Maybe in such a situation, formal-sector workers, whether as government workers or those in the private sector, may be cushioned in a way, but it is very difficult for others like petty traders and artisans.

These are people who have no safety nets to fall on, meaning that they have to generate all the income they would need to cater for themselves and others if they have dependants.

Elsewhere there are interventions that cater for such people but due to financial constraints, the Ghanaian government cannot introduce those measures here, yet there is the need to think of these people as they are also citizens who should enjoy some goodies from the state.

The anxiety is worse among the unemployed.
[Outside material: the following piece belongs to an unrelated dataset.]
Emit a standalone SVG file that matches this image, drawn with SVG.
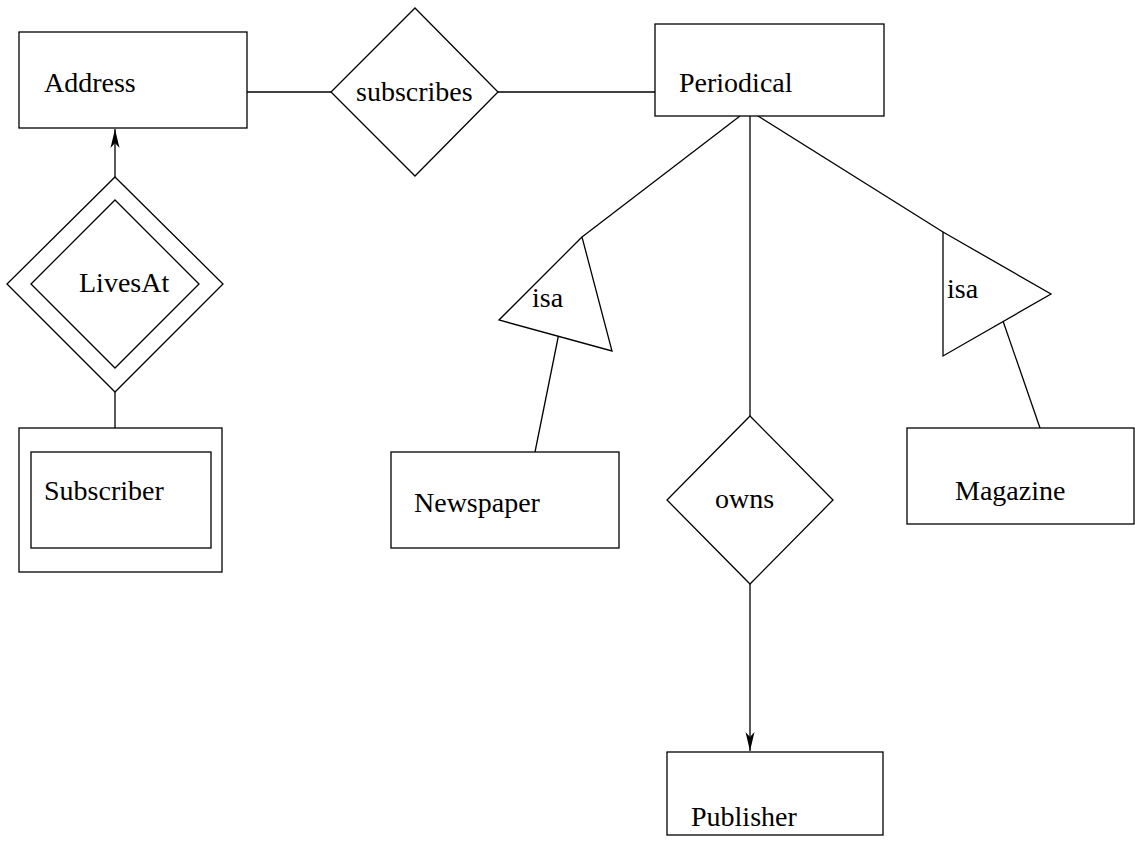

What all these means is that the measures the government has put in place to solve the problems in the country must work.

The Ghana Beyond Aid agenda in particular must work as that would help the country to be self-reliant to a large extent.

There is no doubt that some thinking went into the concept before it was adopted as a plan to implement but it must be evaluated at intervals for it to march the times.

Ghana Beyond Aid in substance means that at a point, the country must raise more revenue and rein in expenditure to reduce borrowing both internally and externally.

But that also calls for change in government planning and attitude among the populace with regard to paying of tax, particularly among petty traders and artisans.

All these persons must be orientated to understand the need to pay tax as taxes are used in other countries to develop them.

Days ago the Ghanaians Times appealed to Ghanaians to support the government to succeed and recognise the fact that no government succeeds without the assistance of its citizens.

This paper would, for ever, stand by that appeal.

The measures the government hopes to adopt to solve the hardship in the country must work and the result must be tangible enough so that every Ghanaian would have the basis to rejoice about them.